Day one stops: Wat Pho, Grand Palace, MBK Center, travel agent

Wat Pho: Covering 8 hectares, this temple complex is an impressive sight that should not be missed. You can easily spend several hours wandering the grounds of this complex with its ornate halls and large number of Buddhas. The highlight of this particular temple has to be the Reclining Buddha, a large golden figure that completely fills the space in which it resides. You feel absolutely tiny when you walk around this Buddha.

Grand Palace: The former royal residence, today it is swarmed by tourist groups from all over the world. Like many other parts of Bangkok it’s organized chaos. Swarms of people filter through the ticket stands, the clothing rental (shorts and tank tops are forbidden, but clothes are available on site!), and through each building of the complex that are publically accessible. The palace is an interesting mix of traditional Thai and Western architecture, you can easily lose several hours here as well even when doing the “short” tour.

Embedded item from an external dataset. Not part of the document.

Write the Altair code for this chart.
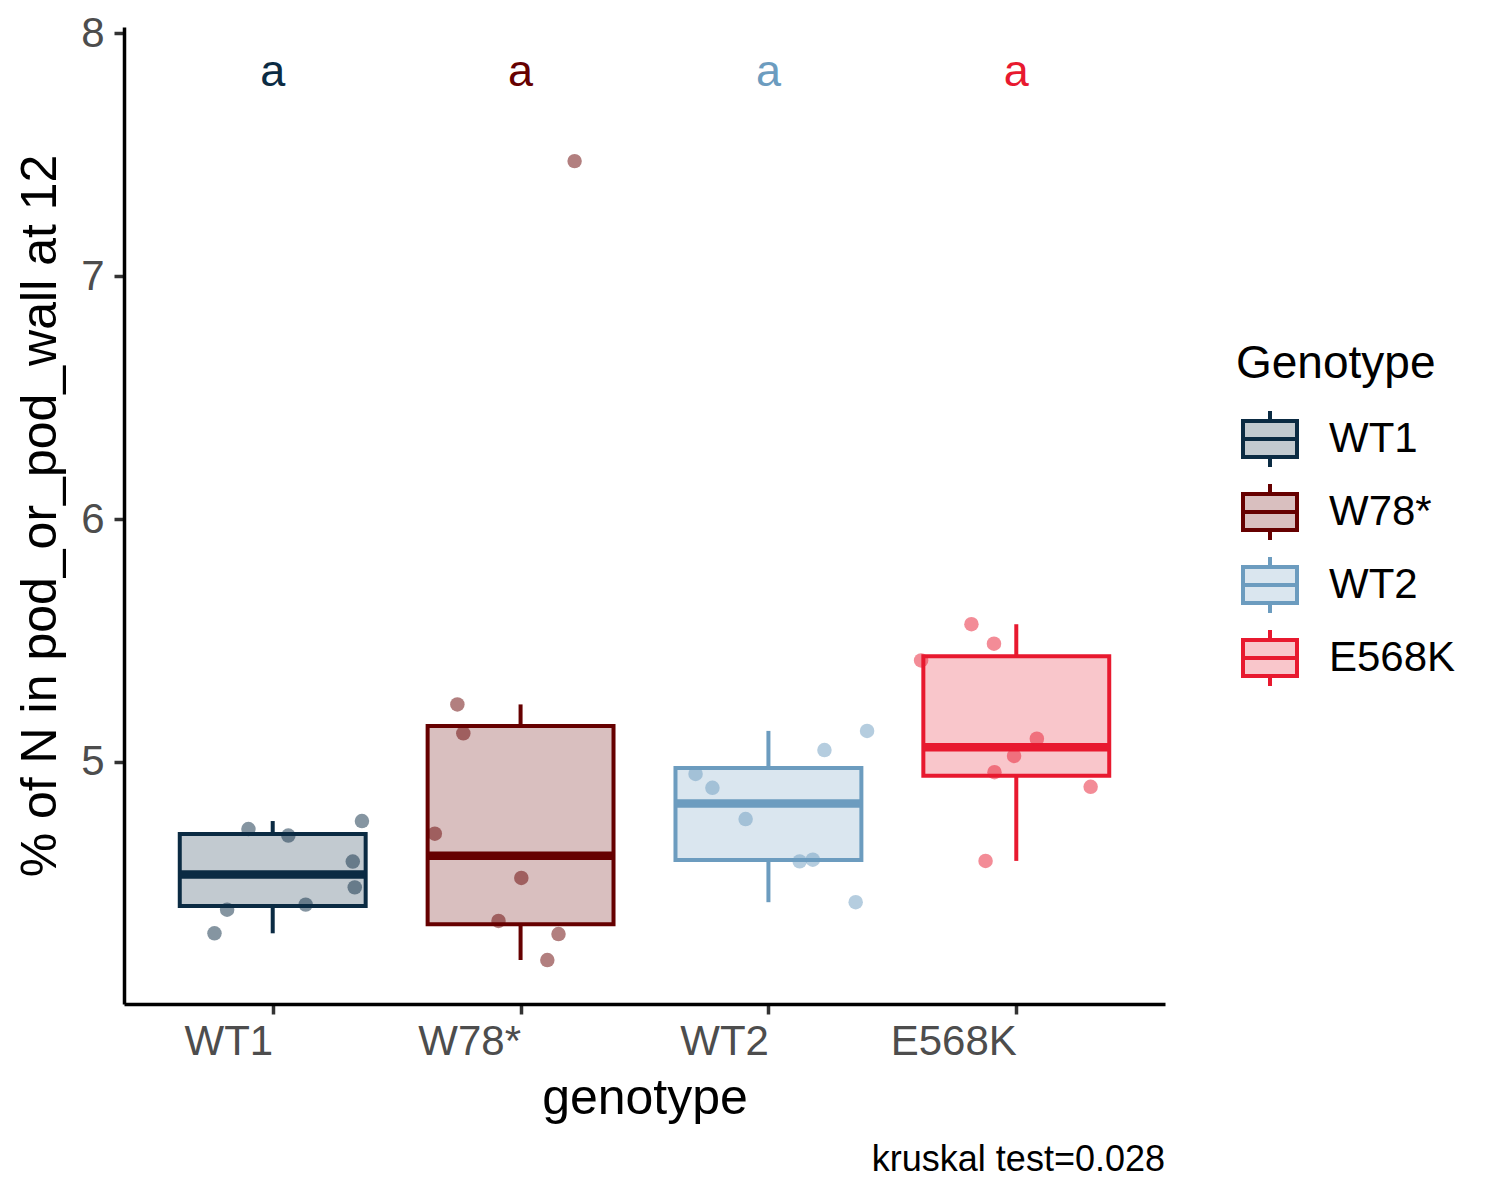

MBK Center: We opted to travel light and buy most of what we needed once we arrived and this is the place to do it. The mall has no shortage of shops where you can buy anything from cheap t-shirts and flip flops to trinkets and iPhones. The mall, like everywhere else, is packed and generally sees 100,000 visitors per day. Shops are split up by floors: 1-3 clothes: 4 electronics; 5 furniture, photography, food; 6 souvenirs and food court.

T-shirts – $4
Sandals – $8
Board shorts – $12
Sunglasses – $4

Once done shopping for the day we made our way back to Khao San Road and a travel agent so we could book our bus up north to Chiang Mai. The nice thing about backpacking through this beautiful country is that there are travel agents EVERYWHERE who can book you transportation, tours, and accommodations. Don’t like the price? Wander a few doors down and haggle the next guy down a bit.

Once the day was done we hopped our overnight bus to Chiang Mai.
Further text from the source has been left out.